### Given task
Without including the pictures, copy out every line below.

### Provided data
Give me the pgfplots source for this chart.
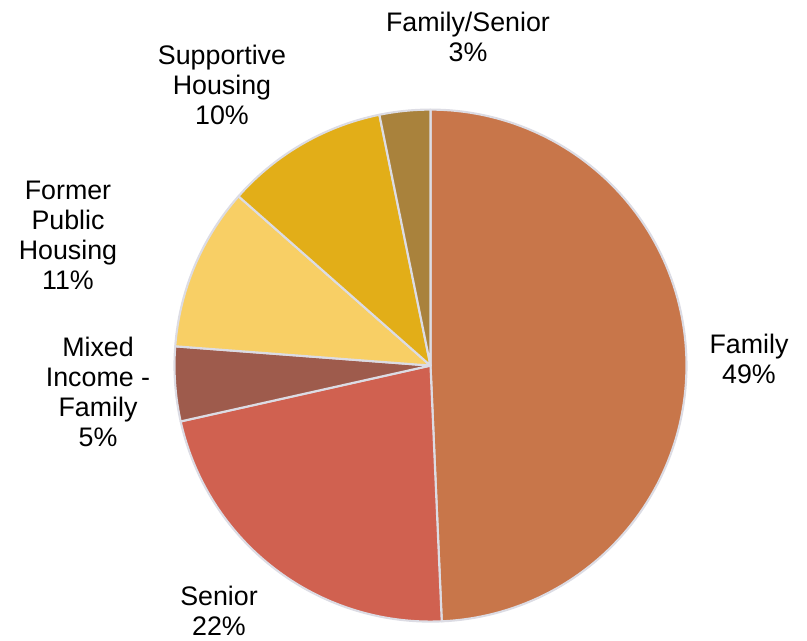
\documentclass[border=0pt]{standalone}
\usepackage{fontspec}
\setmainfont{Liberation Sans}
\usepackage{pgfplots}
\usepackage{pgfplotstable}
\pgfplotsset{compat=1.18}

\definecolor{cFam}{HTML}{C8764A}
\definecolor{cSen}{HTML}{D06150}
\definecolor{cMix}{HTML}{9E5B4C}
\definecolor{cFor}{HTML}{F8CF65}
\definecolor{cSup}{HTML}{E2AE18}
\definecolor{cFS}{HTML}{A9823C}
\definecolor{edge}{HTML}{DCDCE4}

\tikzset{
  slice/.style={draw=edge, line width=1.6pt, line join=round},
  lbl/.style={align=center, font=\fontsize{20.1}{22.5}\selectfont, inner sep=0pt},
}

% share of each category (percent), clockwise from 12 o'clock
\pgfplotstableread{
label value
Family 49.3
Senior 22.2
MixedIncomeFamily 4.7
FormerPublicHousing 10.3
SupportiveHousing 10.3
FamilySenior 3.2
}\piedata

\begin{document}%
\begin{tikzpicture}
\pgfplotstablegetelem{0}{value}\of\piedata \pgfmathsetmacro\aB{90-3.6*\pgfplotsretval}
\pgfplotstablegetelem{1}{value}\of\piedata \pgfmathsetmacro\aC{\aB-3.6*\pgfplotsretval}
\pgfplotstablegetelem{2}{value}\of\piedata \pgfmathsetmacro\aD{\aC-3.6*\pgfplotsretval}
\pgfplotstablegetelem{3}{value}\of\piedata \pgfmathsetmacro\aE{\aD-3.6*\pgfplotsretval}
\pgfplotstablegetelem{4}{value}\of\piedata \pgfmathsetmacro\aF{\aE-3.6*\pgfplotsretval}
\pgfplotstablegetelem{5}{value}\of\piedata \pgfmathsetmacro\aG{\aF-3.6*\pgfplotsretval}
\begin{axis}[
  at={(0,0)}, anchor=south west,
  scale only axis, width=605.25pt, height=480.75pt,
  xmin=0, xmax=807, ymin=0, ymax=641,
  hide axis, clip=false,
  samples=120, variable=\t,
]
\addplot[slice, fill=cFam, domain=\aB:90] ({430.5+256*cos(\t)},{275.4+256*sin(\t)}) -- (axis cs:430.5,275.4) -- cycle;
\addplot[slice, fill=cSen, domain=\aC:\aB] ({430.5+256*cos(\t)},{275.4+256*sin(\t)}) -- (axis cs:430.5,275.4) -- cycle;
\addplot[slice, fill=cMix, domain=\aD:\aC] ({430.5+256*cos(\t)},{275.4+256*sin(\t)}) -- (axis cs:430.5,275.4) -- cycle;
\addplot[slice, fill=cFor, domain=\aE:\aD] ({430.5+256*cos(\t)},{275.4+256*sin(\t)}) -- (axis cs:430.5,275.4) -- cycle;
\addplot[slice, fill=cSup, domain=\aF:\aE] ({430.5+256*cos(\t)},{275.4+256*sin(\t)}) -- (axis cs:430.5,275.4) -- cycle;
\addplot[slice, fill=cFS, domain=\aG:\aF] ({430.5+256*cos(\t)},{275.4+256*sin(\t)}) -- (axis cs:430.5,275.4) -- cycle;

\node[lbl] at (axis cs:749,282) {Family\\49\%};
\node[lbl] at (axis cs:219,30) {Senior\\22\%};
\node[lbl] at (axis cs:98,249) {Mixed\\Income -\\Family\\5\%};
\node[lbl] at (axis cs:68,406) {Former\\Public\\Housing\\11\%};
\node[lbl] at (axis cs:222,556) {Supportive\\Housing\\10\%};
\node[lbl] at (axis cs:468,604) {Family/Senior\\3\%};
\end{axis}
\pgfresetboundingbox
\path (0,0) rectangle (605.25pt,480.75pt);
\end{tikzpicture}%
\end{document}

### Final result
Give me the pgfplots source for this chart.
\documentclass[border=0pt]{standalone}
\usepackage{fontspec}
\setmainfont{Liberation Sans}
\usepackage{pgfplots}
\usepackage{pgfplotstable}
\pgfplotsset{compat=1.18}

\definecolor{cFam}{HTML}{C8764A}
\definecolor{cSen}{HTML}{D06150}
\definecolor{cMix}{HTML}{9E5B4C}
\definecolor{cFor}{HTML}{F8CF65}
\definecolor{cSup}{HTML}{E2AE18}
\definecolor{cFS}{HTML}{A9823C}
\definecolor{edge}{HTML}{DCDCE4}

\tikzset{
  slice/.style={draw=edge, line width=1.6pt, line join=round},
  lbl/.style={align=center, font=\fontsize{20.1}{22.5}\selectfont, inner sep=0pt},
}

% share of each category (percent), clockwise from 12 o'clock
\pgfplotstableread{
label value
Family 49.3
Senior 22.2
MixedIncomeFamily 4.7
FormerPublicHousing 10.3
SupportiveHousing 10.3
FamilySenior 3.2
}\piedata

\begin{document}%
\begin{tikzpicture}
\pgfplotstablegetelem{0}{value}\of\piedata \pgfmathsetmacro\aB{90-3.6*\pgfplotsretval}
\pgfplotstablegetelem{1}{value}\of\piedata \pgfmathsetmacro\aC{\aB-3.6*\pgfplotsretval}
\pgfplotstablegetelem{2}{value}\of\piedata \pgfmathsetmacro\aD{\aC-3.6*\pgfplotsretval}
\pgfplotstablegetelem{3}{value}\of\piedata \pgfmathsetmacro\aE{\aD-3.6*\pgfplotsretval}
\pgfplotstablegetelem{4}{value}\of\piedata \pgfmathsetmacro\aF{\aE-3.6*\pgfplotsretval}
\pgfplotstablegetelem{5}{value}\of\piedata \pgfmathsetmacro\aG{\aF-3.6*\pgfplotsretval}
\begin{axis}[
  at={(0,0)}, anchor=south west,
  scale only axis, width=605.25pt, height=480.75pt,
  xmin=0, xmax=807, ymin=0, ymax=641,
  hide axis, clip=false,
  samples=120, variable=\t,
]
\addplot[slice, fill=cFam, domain=\aB:90] ({430.5+256*cos(\t)},{275.4+256*sin(\t)}) -- (axis cs:430.5,275.4) -- cycle;
\addplot[slice, fill=cSen, domain=\aC:\aB] ({430.5+256*cos(\t)},{275.4+256*sin(\t)}) -- (axis cs:430.5,275.4) -- cycle;
\addplot[slice, fill=cMix, domain=\aD:\aC] ({430.5+256*cos(\t)},{275.4+256*sin(\t)}) -- (axis cs:430.5,275.4) -- cycle;
\addplot[slice, fill=cFor, domain=\aE:\aD] ({430.5+256*cos(\t)},{275.4+256*sin(\t)}) -- (axis cs:430.5,275.4) -- cycle;
\addplot[slice, fill=cSup, domain=\aF:\aE] ({430.5+256*cos(\t)},{275.4+256*sin(\t)}) -- (axis cs:430.5,275.4) -- cycle;
\addplot[slice, fill=cFS, domain=\aG:\aF] ({430.5+256*cos(\t)},{275.4+256*sin(\t)}) -- (axis cs:430.5,275.4) -- cycle;

\node[lbl] at (axis cs:749,282) {Family\\49\%};
\node[lbl] at (axis cs:219,30) {Senior\\22\%};
\node[lbl] at (axis cs:98,249) {Mixed\\Income -\\Family\\5\%};
\node[lbl] at (axis cs:68,406) {Former\\Public\\Housing\\11\%};
\node[lbl] at (axis cs:222,556) {Supportive\\Housing\\10\%};
\node[lbl] at (axis cs:468,604) {Family/Senior\\3\%};
\end{axis}
\pgfresetboundingbox
\path (0,0) rectangle (605.25pt,480.75pt);
\end{tikzpicture}%
\end{document}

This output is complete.